O art. 27, §8º da Lei 9.514/97, deixa claro que as despesas condominiais não recaem sobre o credor fiduciário, reforçando a ideia de que sua responsabilidade é limitada à garantia fiduciária. De igual forma, a Lei nº 13.043/2014, introduziu o art. 1.368-B no Código Civil, prevendo que a alienação fiduciária em garantia de bem móvel ou imóvel confere direito real de aquisição ao fiduciante, seu cessionário ou sucessor (caput) e que “o credor fiduciário que se tornar proprietário pleno do bem, por efeito de realização da garantia, mediante consolidação da propriedade, adjudicação, dação ou outra forma pela qual lhe tenha sido transmitida a propriedade plena, passa a responder pelo pagamento dos tributos sobre a propriedade e a posse, taxas, despesas condominiais e quaisquer outros encargos, tributários ou não, incidentes sobre o bem objeto da garantia, a partir da data em que vier a ser imitido na posse direta do bem” (parágrafo único).

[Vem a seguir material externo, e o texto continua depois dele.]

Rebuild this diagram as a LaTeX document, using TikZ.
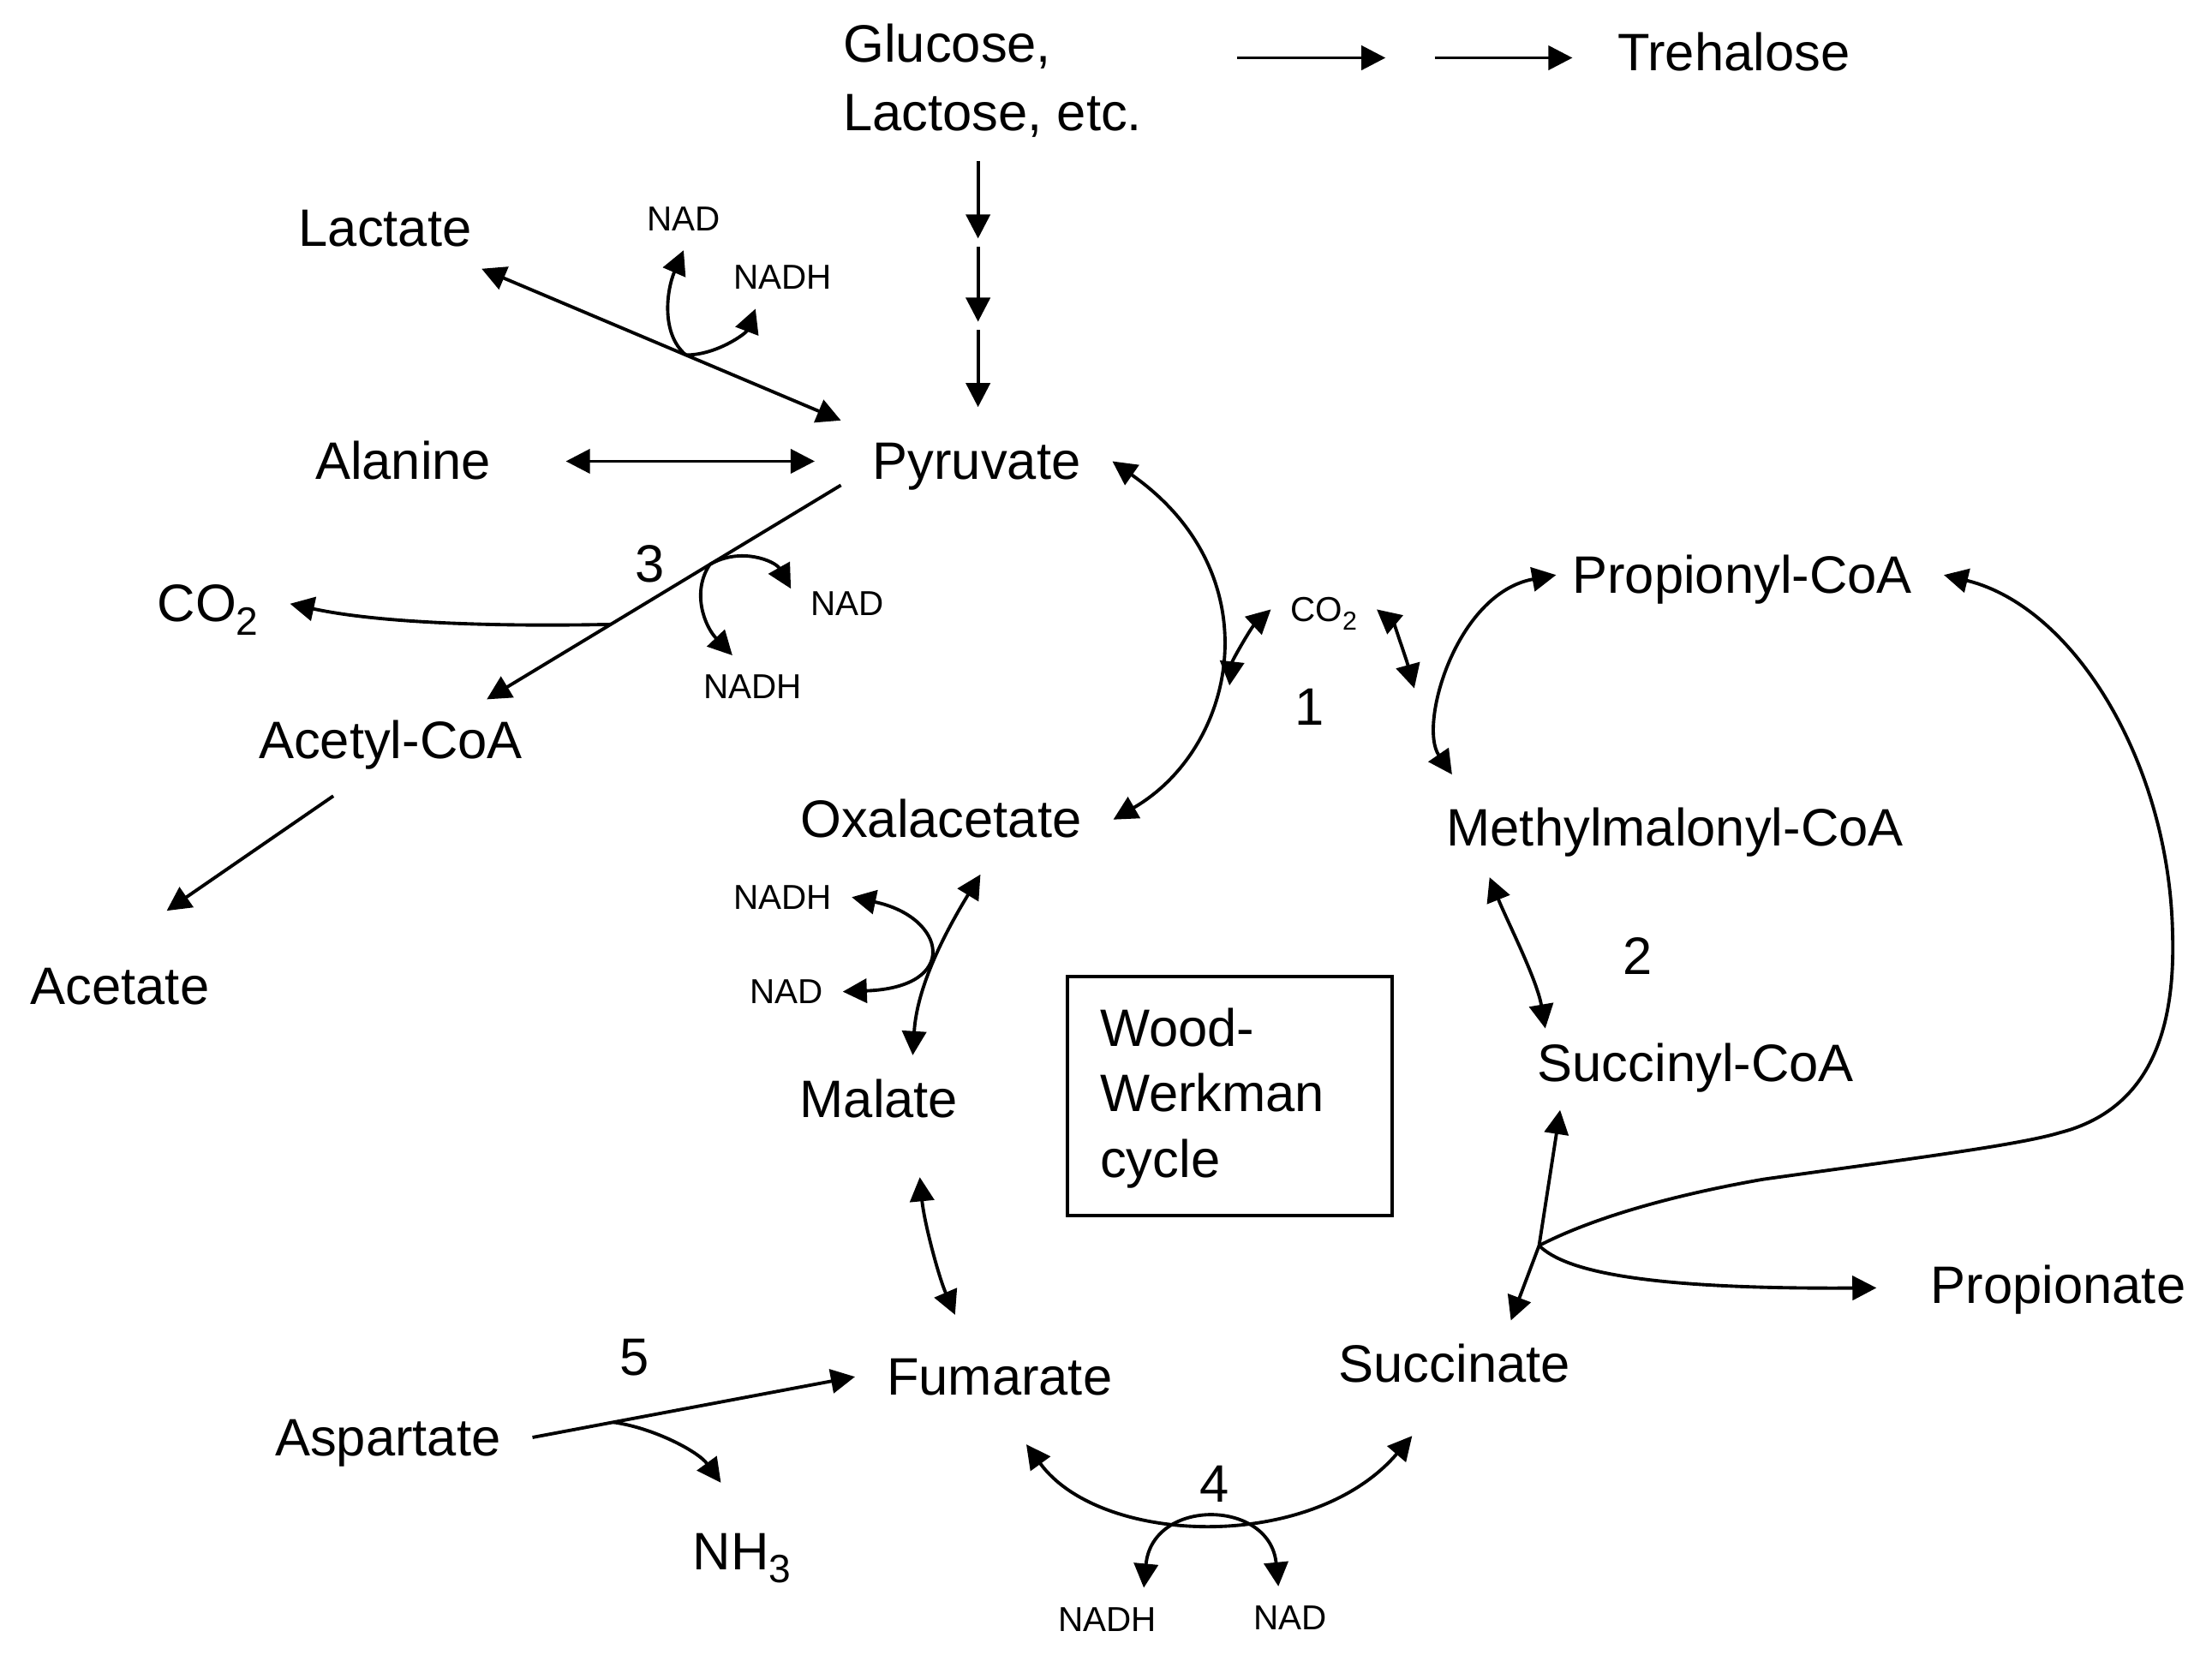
\documentclass[tikz,border=0pt]{standalone}
\usepackage{fontspec}
\usepackage{graphicx}
\setmainfont{Liberation Sans}
\usetikzlibrary{arrows.meta,calc}
\newcommand{\chemlo}[1]{\raisebox{-0.25em}{\scalebox{0.75}{#1}}}
\begin{document}
\begin{tikzpicture}[x=0.46853pt, y=-0.46853pt, line width=1.1pt,
    >={Triangle[length=8pt,width=8pt]},
    metab/.style={font=\fontsize{17.5}{22}\selectfont, inner xsep=10pt, inner ysep=7pt, text height=12pt, text depth=0pt},
    cofac/.style={font=\fontsize{11.5}{14}\selectfont, inner sep=6pt, text height=7.9pt, text depth=0pt}]
    \useasboundingbox (0,0) rectangle (1568,1177.5);
    \node[font=\fontsize{17.5}{22.7}\selectfont, align=left, anchor=north west, inner sep=0pt] (glc) at (596.6,15.8) {Glucose,\\Lactose, etc.};
    \node[metab] (tre) at (1229,37) {Trehalose};
    \node[metab] (lac) at (273,161.6) {Lactate};
    \node[cofac] (nad1) at (484.6,155) {NAD};
    \node[cofac] (nadh1) at (555,196.5) {NADH};
    \node[metab] (pyr) at (692.3,327) {Pyruvate};
    \node[metab] (ala) at (285.8,327) {Alanine};
    \node[metab] (n3) at (460.7,400) {3};
    \node[metab] (co2a) at (147.3,428) {CO\chemlo{2}};
    \node[cofac] (nad2) at (600.5,428) {NAD};
    \node[cofac] (nadh2) at (533.7,487) {NADH};
    \node[metab] (acc) at (276.9,524.7) {Acetyl-CoA};
    \node[metab] (ace) at (85,699.5) {Acetate};
    \node[metab] (oxa) at (667,581) {Oxalacetate};
    \node[cofac] (co2b) at (938.4,432) {CO\chemlo{2}};
    \node[metab] (n1) at (928.5,501.5) {1};
    \node[metab] (ppc) at (1235,407.6) {Propionyl-CoA};
    \node[metab] (mmc) at (1187.3,587) {Methylmalonyl-CoA};
    \node[metab] (n2) at (1161,678) {2};
    \node[metab] (scc) at (1202,754) {Succinyl-CoA};
    \node[draw, font=\fontsize{17.5}{21.8}\selectfont, align=left, text width=86.2pt, inner xsep=10.8pt, inner ysep=0pt, minimum height=79.6pt] (ww) at (871.8,777) {\rule{0pt}{14pt}Wood-\\Werkman\\cycle};
    \node[cofac] (nadh3) at (555,636) {NADH};
    \node[cofac] (nad3) at (557.5,703) {NAD};
    \node[metab] (mal) at (623,779.6) {Malate};
    \node[metab] (fum) at (708.5,976) {Fumarate};
    \node[metab] (suc) at (1031,967) {Succinate};
    \node[metab] (ppn) at (1459,911) {Propionate};
    \node[metab] (n5) at (449.6,962) {5};
    \node[metab] (asp) at (275,1019) {Aspartate};
    \node[metab] (nh3) at (526,1100) {NH\chemlo{3}};
    \node[metab] (n4) at (861,1052) {4};
    \node[cofac] (nadh4) at (785,1148) {NADH};
    \node[cofac] (nad4) at (914.8,1147) {NAD};
    % sugars
    \foreach \a/\b in {-247/-142,-107/-9.5}
        {
            \draw[->] ([shift={(\a,4)}]tre.west) -- ([shift={(\b,4)}]tre.west);
        }
    \foreach \a/\b in {-184/-129,-123/-70,-64/-9.5}
        {
            \draw[->] ([shift={(1,\a)}]pyr.north) -- ([shift={(1,\b)}]pyr.north);
        }
    % pyruvate side
    \draw[<->] (lac) -- (pyr.north west);
    \coordinate (j1) at ($(lac)!0.66!(pyr.north west)$);
    \draw[->] (j1) .. controls +(-18,-15) and +(-12,28) .. (nad1.south);
    \draw[->] (j1) .. controls +(22,0) and +(-6.6,17.3) .. (nadh1.229);
    \draw[<->, shorten <=14.3pt, shorten >=8.7pt] (ala.east) -- (pyr.west);
    \draw[->] (pyr.190) -- (acc.23);
    \coordinate (j3) at ($(pyr.190)!0.65!(acc.23)$);
    \coordinate (j3b) at ($(pyr.190)!0.37!(acc.23)$);
    \draw[->] (j3) .. controls +(-101,2) and +(55,12) .. (co2a.east);
    \draw[->] (j3b) .. controls +(22,-12.7) and +(-11,-19.5) .. (nad2.165);
    \draw[->] (j3b) .. controls +(-13,19.3) and +(-20,-21) .. (nadh2.123);
    \draw[->, shorten <=8.8pt, shorten >=20.6pt] (acc.229) -- (ace.96);
    % cycle
    \draw[<->] (pyr.east) .. controls +(114,80) and +(88,-51) .. (oxa.east);
    \draw[<->] ([shift={(-29.4,54)}]co2b.west) .. controls +(2,-18) and +(-14,13) .. (co2b.west);
    \draw[<->] (co2b.east) .. controls +(12,10) and +(-6,-22) .. ([shift={(26.6,56)}]co2b.east);
    \draw[<->] ([shift={(11,0)}]ppc.west) .. controls +(-71,13) and +(-24,-35) .. ([shift={(26.4,-9)}]mmc.north west);
    \draw[<->] ([shift={(53,6)}]mmc.south west) .. controls +(12,30) and +(-6,-35) .. ([shift={(28,4)}]scc.north west);
    \coordinate (jS) at (1091,883);
    \draw[<->] ([shift={(38.5,4)}]scc.south west) -- (jS) -- ([shift={(40,-2)}]suc.north);
    \draw[->] (jS) .. controls (1120,868) and (1170,850) .. (1250,836) .. controls (1350,822) and (1430,812) .. (1460,803) .. controls (1530,785) and (1542,720) .. (1540,660) .. controls (1537,540) and (1470,430) .. (ppc.east);
    \draw[->] (jS) .. controls (1110,902) and (1170,914) .. ([shift={(-16,2)}]ppn.west);
    \draw[<->] ([shift={(28,10)}]oxa.south) .. controls +(-25,41) and +(3,-49) .. ([shift={(24,-2.6)}]mal.north);
    \draw[<->] (nadh3.east) .. controls +(67,14) and +(84,-3) .. (nad3.east);
    \draw[<->] ([shift={(29,26)}]mal.south) .. controls +(3,31.5) and +(-12,-28) .. ([shift={(-31.5,-15)}]fum.north);
    \draw[->] (asp.east) -- (fum.west);
    \coordinate (jA) at ($(asp.east)!0.25!(fum.west)$);
    \draw[->] (jA) .. controls +(29,4) and +(-16,-22) .. ([shift={(-15,-20)}]nh3.north);
    \draw[<->] ([shift={(19,19)}]fum.south) .. controls +(52.5,72) and +(-71,83) .. ([shift={(-30,22)}]suc.south);
    \draw[<->] (nadh4.41) .. controls +(6,-64) and +(-6,-62) .. (nad4.111);
\end{tikzpicture}
\end{document}
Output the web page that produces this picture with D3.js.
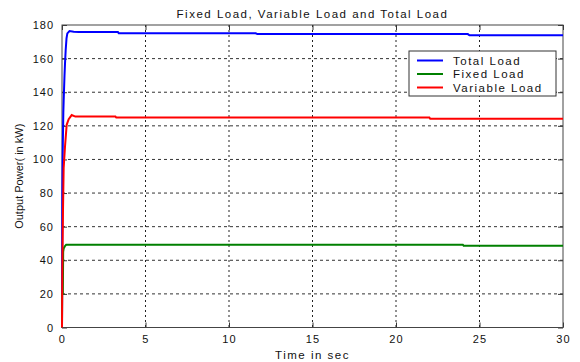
<!DOCTYPE html>
<html>
<head>
<meta charset="utf-8">
<script src="https://cdn.jsdelivr.net/npm/d3@7"></script>
<style>
  body { margin: 0; background: #fff; }
  text { font-family: "Liberation Sans", Arial, sans-serif; fill: #111; }
</style>
</head>
<body>
<div id="chart"></div>
<script>
// values
const totalTime  = [0, 0.02, 0.05, 0.08, 0.1, 0.15, 0.18, 0.22, 0.27, 0.32, 0.45, 0.7, 1.0, 3.35, 3.4, 11.6, 11.7, 24.3, 24.4, 30];
const totalLoad  = [0, 80, 110, 128, 135, 150, 157, 165, 172, 175, 176.4, 176, 175.8, 175.8, 175.1, 175.1, 174.6, 174.6, 173.9, 173.9];

const fixedTime  = [0, 0.01, 0.05, 0.07, 0.1, 0.18, 0.25, 24.0, 24.05, 30];
const fixedLoad  = [0, 20, 20, 45, 47, 48.5, 49.3, 49.3, 48.7, 48.7];

const varTime    = [0, 0.02, 0.06, 0.1, 0.18, 0.28, 0.4, 0.58, 0.8, 3.2, 3.25, 22.0, 22.05, 30];
const varLoad    = [0, 35, 70, 95, 107.7, 120.6, 124, 126.4, 125.5, 125.5, 124.9, 124.9, 124.2, 124.2];

const xTicks = [0, 5, 10, 15, 20, 25, 30];
const yTicks = [0, 20, 40, 60, 80, 100, 120, 140, 160, 180];

const seriesNames = ["Total Load", "Fixed Load", "Variable Load"];
const seriesColors = ["#0000ff", "#008000", "#ff0000"];

const W = 580, H = 362;
const margin = {top: 25, right: 17, bottom: 34.5, left: 62};
const width = W - margin.left - margin.right;
const height = H - margin.top - margin.bottom;

const svg = d3.select("#chart").append("svg")
    .attr("width", W)
    .attr("height", H);

const g = svg.append("g")
    .attr("transform", `translate(${margin.left},${margin.top})`);

const x = d3.scaleLinear().domain([0, 30]).range([0, width]);
const y = d3.scaleLinear().domain([0, 180]).range([height, 0]);

// grid
g.selectAll(".vgrid")
    .data(xTicks.filter(d => d > 0 && d < 30))
    .enter().append("line")
    .attr("x1", d => x(d)).attr("x2", d => x(d))
    .attr("y1", 0).attr("y2", height)
    .attr("stroke", "#222")
    .attr("stroke-dasharray", "2,3");

g.selectAll(".hgrid")
    .data(yTicks.filter(d => d > 0 && d < 180))
    .enter().append("line")
    .attr("x1", 0).attr("x2", width)
    .attr("y1", d => y(d)).attr("y2", d => y(d))
    .attr("stroke", "#333")
    .attr("stroke-dasharray", "3,3");

// axes (ticks inward, matlab style)
const xAxis = d3.axisBottom(x).tickValues(xTicks).tickSizeInner(-5).tickSizeOuter(0).tickPadding(8);
const yAxis = d3.axisLeft(y).tickValues(yTicks).tickSizeInner(-5).tickSizeOuter(0).tickPadding(8);

const gx = g.append("g").attr("transform", `translate(0,${height})`).call(xAxis);
const gy = g.append("g").call(yAxis);
g.append("g").call(d3.axisTop(x).tickValues(xTicks).tickSizeInner(-5).tickSizeOuter(0).tickFormat(""));
g.append("g").attr("transform", `translate(${width},0)`)
    .call(d3.axisRight(y).tickValues(yTicks).tickSizeInner(-5).tickSizeOuter(0).tickFormat(""));

svg.selectAll(".domain").remove();
svg.selectAll(".tick line").attr("stroke", "#333");
gx.selectAll("text").style("font-size", "11px").style("letter-spacing", "1.2px").attr("fill", "#111");
gy.selectAll("text").style("font-size", "11px").style("letter-spacing", "1px").attr("fill", "#111");

g.append("rect")
    .attr("width", width).attr("height", height)
    .attr("fill", "none")
    .attr("stroke", "#444");

// lines
const line = d3.line().x(d => x(d[0])).y(d => y(d[1]));
const series = [
    d3.zip(totalTime, totalLoad),
    d3.zip(fixedTime, fixedLoad),
    d3.zip(varTime, varLoad)
];

series.forEach(function(s, i) {
    g.append("path")
        .datum(s)
        .attr("d", line)
        .attr("fill", "none")
        .attr("stroke", seriesColors[i])
        .attr("stroke-width", 2);
});

// labels
svg.append("text")
    .attr("x", margin.left + width / 2)
    .attr("y", 18)
    .attr("text-anchor", "middle")
    .style("font-size", "11.5px")
    .style("letter-spacing", "1.5px")
    .text("Fixed Load, Variable Load and Total Load");

svg.append("text")
    .attr("x", margin.left + width / 2)
    .attr("y", 359)
    .attr("text-anchor", "middle")
    .style("font-size", "11.5px")
    .style("letter-spacing", "1.5px")
    .text("Time in sec");

svg.append("text")
    .attr("transform", `translate(23,${margin.top + height / 2}) rotate(-90)`)
    .attr("text-anchor", "middle")
    .style("font-size", "11px")
    .text("Output Power( in kW)");

// legend
const lg = svg.append("g").attr("transform", "translate(409,51)");
lg.append("rect")
    .attr("width", 147).attr("height", 45)
    .attr("fill", "#fff")
    .attr("stroke", "#333");

seriesNames.forEach(function(name, i) {
    const yy = 9.5 + i * 13.5;
    lg.append("line")
        .attr("x1", 8).attr("x2", 34)
        .attr("y1", yy).attr("y2", yy)
        .attr("stroke", seriesColors[i])
        .attr("stroke-width", 2);
    lg.append("text")
        .attr("x", 44)
        .attr("y", yy + 4)
        .style("font-size", "11.5px")
        .style("letter-spacing", "1.5px")
        .text(name);
});
</script>
</body>
</html>
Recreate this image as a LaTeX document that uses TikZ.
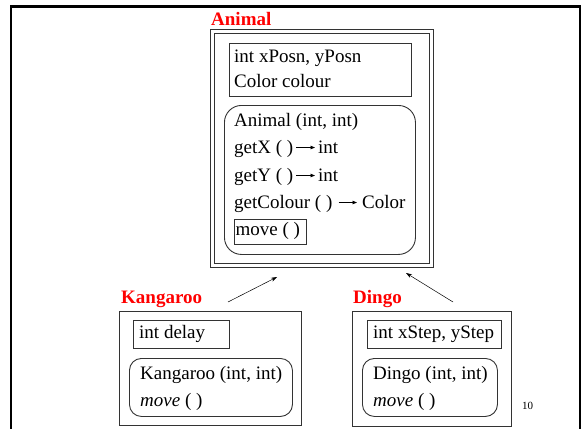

Dessa forma, o conflito interpretativo está em equilibrar o texto normativo com a essência das obrigações propter rem, que vinculam o imóvel à satisfação das dívidas geradas por ele.

Impactos Práticos no Mercado Imobiliário

A divergência entre as Turmas do STJ traz impactos diretos para o mercado imobiliário, especialmente para credores fiduciários, incorporadoras e gestores condominiais:

Para os Credores Fiduciários:

O risco de que os imóveis dados em garantia sejam alienados para pagamento de dívidas condominiais pode impactar a atratividade da alienação fiduciária como modalidade de garantia, exigindo maior atenção na gestão de inadimplência.

Para os Condomínios:

A possibilidade de executar a dívida diretamente no imóvel representa uma solução mais célere para recuperação do crédito condominial. Contudo, a incerteza jurisprudencial exige cuidado nas estratégias jurídicas.

Para o Mercado Imobiliário em Geral:

A posição do STJ poderá influenciar os contratos futuros, alterando cláusulas relacionadas às responsabilidades pelo pagamento das obrigações propter rem e os procedimentos de execução extrajudicial.

Soluções Propostas e o Caminho para um Consenso

A Ministra Nancy Andrighi, em decisão recente (REsp 2.036.289), consignou a necessidade de sopesar os interesses conflitantes, uma vez que “a proteção indefinida do credor fiduciário contrasta-se com outro interesse digno de tutela: o interesse dos titulares de créditos gerados pelo próprio bem dado em garantia (a exemplo do IPTU, das despesas condominiais, etc.) que, se não puderem satisfazê-lo mediante a penhora ou excussão da coisa, ficarão desprotegidos” e destacou que uma solução que se admite “é a de que o devedor fiduciante, titular de direito real de aquisição – e que possui valor econômico, tenha tal direito penhorado pelos demais credores em geral, em especial pelos credores de despesas geradas pelo próprio bem – a exemplo do condomínio quando da cobrança de despesas condominiais.

Nessa hipótese, por óbvio, o credor das despesas originadas pelo bem não adquire a propriedade plena, mas sub-roga-se na posição jurídica de titular de direito expectativo real de aquisição do devedor fiduciante. O credor fiduciário, por sua vez, mantém íntegra a sua garantia” (REsp 1.731.735/SP, 3ª Turma, DJe 22/11/2018)”.

Conclusão

A questão da responsabilidade pelas despesas condominiais no contexto da alienação fiduciária é um reflexo da complexidade das relações jurídicas no mercado imobiliário brasileiro. A evolução jurisprudencial e legislativa será fundamental para pacificar o tema e fornecer diretrizes claras para os operadores do direito, promovendo maior segurança para todas as partes envolvidas.